Bruno Munari

数年前に出版されたステキな本を一冊ご紹介。
故ブルーノ・ムナーリさん(Bruno Munari)の名著『ファンタジア』です。
ムナーリさんの言葉『進展とは、物事がシンプルになる瞬間で、複雑になる瞬間ではない』に込められた思いを蘇らせたような真っ白な美しい装丁をほどこした印象的な本。出版元はみすず書房さん(みずす書房さんの装丁はいつ見ても美しいですね)。ブルーノさんの著作は、あまり日本に紹介されていない(あるいは絶版)のが現状で、彼の作品の背景にあるものを知りたい人にとっては、もどかしいことになっていましたが、そういう意味で、今回の『ファンタジア』の出版は、みすず書房さんのファインプレイです。

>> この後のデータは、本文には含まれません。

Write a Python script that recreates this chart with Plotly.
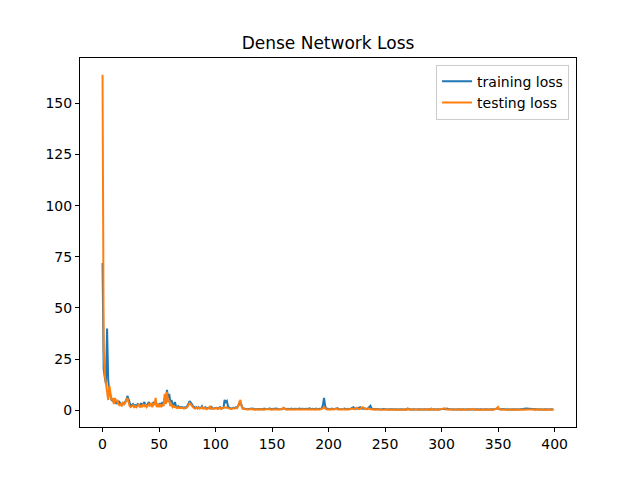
import plotly.graph_objects as go

# loss per epoch
train_loss = [
    72, 20, 16, 13, 40, 15, 9, 6, 5, 4.5, 5, 4, 3.5, 5, 3, 4, 3, 2.5, 3.5, 3,
    4, 5, 7, 5, 3, 2, 2.5, 3, 2, 2.5, 2, 3, 2.5, 2, 3.5, 2, 3, 4, 2.5, 2,
    3, 4, 2.5, 3, 2, 4, 3, 4.5, 2, 3, 2, 3.5, 2, 4, 3, 6, 4, 10, 6, 8,
    4, 5, 3, 2.5, 4, 2, 1.5, 2, 1.5, 1.5, 1.2, 1.5, 1, 1.5, 1.2, 2, 3, 4.5, 4, 3,
    2, 1.5, 1.2, 1.5, 1, 1.5, 1, 1.2, 2, 1, 1, 1.5, 0.8, 1, 1.2, 0.8, 2, 1, 0.8, 1,
    1, 1.2, 0.8, 1, 1.5, 0.8, 1, 1.2, 5, 4, 4.5, 2, 1.2, 1, 0.8, 1, 1.2, 1, 1.5, 1.2,
    2, 3, 4, 2.5, 1, 0.8, 0.6, 0.5, 0.5, 0.6, 0.7, 0.5, 0.6, 0.8, 0.5, 0.6, 0.7, 0.5, 0.6, 0.5,
    0.7, 0.6, 0.5, 0.8, 0.6, 0.5, 0.7, 0.6, 0.9, 0.5, 0.6, 0.7, 0.5, 0.6, 0.8, 0.6, 0.5, 0.7, 0.6, 0.5,
    1.0, 0.7, 0.6, 0.5, 0.7, 0.6, 0.5, 0.8, 0.6, 0.5, 0.7, 0.6, 0.5, 0.6, 0.8, 0.5, 0.6, 0.7, 0.5, 0.6,
    0.7, 0.5, 0.6, 0.9, 0.6, 0.5, 0.7, 0.6, 0.5, 0.8, 0.6, 0.5, 0.7, 0.6, 0.9, 2.5, 6, 2, 0.8, 0.6,
    0.7, 0.5, 0.6, 0.8, 0.5, 0.6, 0.7, 0.5, 0.9, 0.6, 0.5, 0.7, 0.6, 0.5, 0.8, 0.6, 0.5, 0.7, 0.6, 0.5,
    0.9, 1.2, 1.5, 0.8, 0.6, 0.7, 1.0, 1.3, 1.5, 0.8, 0.6, 0.7, 0.9, 0.6, 0.5, 1.0, 1.6, 2.2, 0.8, 0.6,
    0.7, 0.5, 0.6, 0.5, 0.7, 0.6, 0.5, 0.4, 0.6, 0.5, 0.4, 0.6, 0.5, 0.4, 0.5, 0.6, 0.4, 0.5, 0.4, 0.6,
    0.5, 0.4, 0.5, 0.6, 0.4, 0.5, 0.4, 0.6, 0.5, 0.4, 0.5, 0.7, 0.4, 0.5, 0.4, 0.6, 0.5, 0.4, 0.5, 0.4,
    0.6, 0.5, 0.4, 0.5, 0.6, 0.4, 0.5, 0.4, 0.6, 0.5, 0.4, 0.5, 0.6, 0.4, 0.5, 0.4, 0.6, 0.5, 0.4, 0.5,
    0.6, 0.5, 0.7, 0.5, 0.6, 0.8, 0.5, 0.6, 0.5, 0.4, 0.6, 0.5, 0.4, 0.5, 0.6, 0.4, 0.5, 0.4, 0.6, 0.5,
    0.4, 0.5, 0.6, 0.4, 0.5, 0.4, 0.6, 0.5, 0.4, 0.5, 0.6, 0.4, 0.5, 0.4, 0.6, 0.5, 0.4, 0.5, 0.4, 0.6,
    0.5, 0.4, 0.5, 0.6, 0.4, 0.5, 0.4, 0.6, 0.5, 0.7, 0.9, 0.5, 0.4, 0.5, 0.6, 0.4, 0.5, 0.4, 0.6, 0.5,
    0.4, 0.5, 0.6, 0.4, 0.5, 0.4, 0.6, 0.5, 0.4, 0.5, 0.6, 0.5, 0.6, 0.7, 0.8, 0.9, 0.8, 0.7, 0.8, 0.6,
    0.5, 0.4, 0.5, 0.6, 0.4, 0.5, 0.4, 0.6, 0.5, 0.4, 0.5, 0.6, 0.4, 0.5, 0.4, 0.5, 0.4, 0.5, 0.4, 0.5,
]

test_loss = [
    164, 30, 17, 12, 10, 5, 12, 9, 5, 6, 3, 6, 4, 5, 3, 2.5, 3, 2, 4, 3,
    3.5, 5, 6, 4, 2, 1.5, 2, 2.5, 1.5, 2, 1.5, 2.5, 3, 1.5, 2.5, 1.5, 3, 2, 2.5, 1.5,
    2.5, 3, 2, 3.5, 1.5, 3.5, 2.5, 6, 1.5, 3, 1.5, 3, 1.5, 3, 2, 8, 3, 9, 4, 5,
    2, 3, 1.5, 2, 1.5, 1.5, 1, 1.5, 1, 1, 1, 1.2, 0.8, 1, 1, 1.5, 2.5, 3.5, 3, 2,
    1.5, 1, 0.8, 1.2, 0.8, 1.2, 0.8, 1, 1.5, 0.8, 0.8, 1.2, 0.5, 0.8, 1, 2, 0.8, 0.8, 0.6, 0.8,
    0.8, 1, 0.6, 0.8, 1.2, 0.6, 0.8, 1, 1.5, 1.2, 1.5, 1, 0.8, 0.8, 0.6, 0.8, 1, 0.8, 1.2, 1,
    2, 4, 5, 2, 0.8, 0.6, 0.5, 0.5, 0.4, 0.5, 0.4, 0.6, 0.5, 0.4, 0.5, 0.3, 0.5, 0.4, 0.6, 0.4,
    0.5, 0.4, 0.6, 0.3, 0.5, 0.4, 0.5, 0.6, 0.4, 0.5, 0.3, 0.5, 0.4, 0.6, 0.4, 0.5, 0.3, 0.5, 0.4, 0.6,
    1.2, 0.6, 0.4, 0.5, 0.3, 0.5, 0.4, 0.6, 0.4, 0.5, 0.3, 0.5, 0.4, 0.6, 0.4, 0.5, 0.3, 0.5, 0.4, 0.6,
    0.4, 0.5, 0.3, 0.5, 0.4, 0.6, 0.4, 0.5, 0.3, 0.5, 0.4, 0.6, 0.4, 0.5, 0.6, 0.9, 1.6, 0.8, 0.5, 0.4,
    0.5, 0.3, 0.5, 0.4, 0.6, 0.4, 0.5, 0.8, 0.4, 0.5, 0.3, 0.5, 0.4, 0.6, 0.4, 0.5, 0.3, 0.5, 0.4, 0.6,
    0.5, 0.8, 0.6, 0.5, 0.9, 1.2, 0.7, 0.5, 0.8, 1.1, 1.5, 1.0, 0.6, 0.5, 0.7, 0.9, 0.6, 0.5, 0.4, 0.5,
    0.4, 0.3, 0.5, 0.3, 0.4, 0.3, 0.2, 0.4, 0.3, 0.2, 0.3, 0.4, 0.3, 0.2, 0.3, 0.4, 0.3, 0.2, 0.3, 0.4,
    0.3, 0.2, 0.3, 0.4, 0.3, 0.2, 0.3, 0.4, 0.3, 0.2, 0.9, 0.4, 0.3, 0.2, 0.3, 0.4, 0.3, 0.2, 0.3, 0.4,
    0.3, 0.2, 0.3, 0.4, 0.3, 0.2, 0.3, 0.4, 0.3, 0.2, 0.3, 0.8, 0.3, 0.2, 0.3, 0.4, 0.3, 0.2, 0.3, 0.4,
    0.3, 0.4, 0.5, 0.9, 0.4, 0.5, 0.3, 0.4, 0.3, 0.2, 0.3, 0.4, 0.3, 0.2, 0.3, 0.4, 0.3, 0.2, 0.3, 0.6,
    0.3, 0.2, 0.3, 0.4, 0.3, 0.2, 0.3, 0.4, 0.7, 0.2, 0.3, 0.4, 0.3, 0.2, 0.3, 0.4, 0.3, 0.2, 0.3, 0.4,
    0.3, 0.2, 0.3, 0.4, 0.3, 0.2, 0.3, 0.4, 0.6, 1.0, 1.6, 0.5, 0.3, 0.2, 0.3, 0.4, 0.3, 0.2, 0.3, 0.4,
    0.3, 0.2, 0.3, 0.4, 0.3, 0.2, 0.3, 0.4, 0.3, 0.2, 0.3, 0.4, 0.3, 0.2, 0.3, 0.4, 0.5, 0.4, 0.3, 0.2,
    0.3, 0.4, 0.3, 0.2, 0.6, 0.2, 0.3, 0.4, 0.3, 0.2, 0.3, 0.4, 0.3, 0.2, 0.3, 0.4, 0.3, 0.2, 0.3, 0.4,
]

epochs = list(range(len(train_loss)))

x_ticks = [0, 50, 100, 150, 200, 250, 300, 350, 400]
y_ticks = [0, 25, 50, 75, 100, 125, 150]

fig = go.Figure()
fig.add_trace(go.Scatter(x=epochs, y=train_loss, mode="lines", name="training loss",
                         line=dict(color="#1f77b4", width=2)))
fig.add_trace(go.Scatter(x=epochs, y=test_loss, mode="lines", name="testing loss",
                         line=dict(color="#ff7f0e", width=2)))

axis_style = dict(showline=True, linecolor="black", linewidth=1, mirror=True,
                  ticks="outside", ticklen=4, tickcolor="black", showgrid=False,
                  zeroline=False, tickfont=dict(family="DejaVu Sans", size=14, color="black"))

# page body adds an 8px offset, so margins are shifted to compensate
fig.update_layout(
    width=640, height=480,
    margin=dict(l=72, r=72, t=50, b=61),
    paper_bgcolor="white", plot_bgcolor="white",
    title=dict(text="Dense Network Loss", x=0.5, xanchor="center", y=0.927, yanchor="middle",
               font=dict(family="DejaVu Sans", size=17, color="black")),
    xaxis=dict(range=[-19.95, 418.95], tickvals=x_ticks, **axis_style),
    yaxis=dict(range=[-8.2, 172.2], tickvals=y_ticks, **axis_style),
    legend=dict(x=0.986, y=0.982, xanchor="right", yanchor="top",
                bgcolor="rgba(255,255,255,0.8)", bordercolor="#cccccc", borderwidth=1,
                tracegroupgap=0, itemwidth=30,
                font=dict(family="DejaVu Sans", size=14, color="black")),
    showlegend=True,
)

fig.write_html("out.html")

『ファンタジア』とはムナーリさんの造語で、創造力、発明、想像力といった人間本来の能力にもうひとつの「力」の存在を認め、その「力」を「ファンタジア」と名付けたものです。図版たっぷりの、楽しく読める一冊です。どういう発想で、どういうプロセスで作品が形作られていくのかをテキストと図版の見事な連係プレイで提示しています。これを読むとぐんぐんとクリエイティビティが湧いてくるような気がします。
子供の感受性を大人になっても維持し表現していく人って、芸術的な探求心と理論的な発想力を兼ね備えているんですね。ムナーリさんの作品や著作を見るとそのことがよくわかります。
『芸術を理解するときの最大の障害は、「分かりたい」という欲求である』。これもブルーノ・ムナーリさんの言葉です。シンプルですが奥深い言葉ですね。こんな鋭い視点をもったムナーリさんが、茶目っ気たっぷりに語る書物、それが『ファンタジア』です。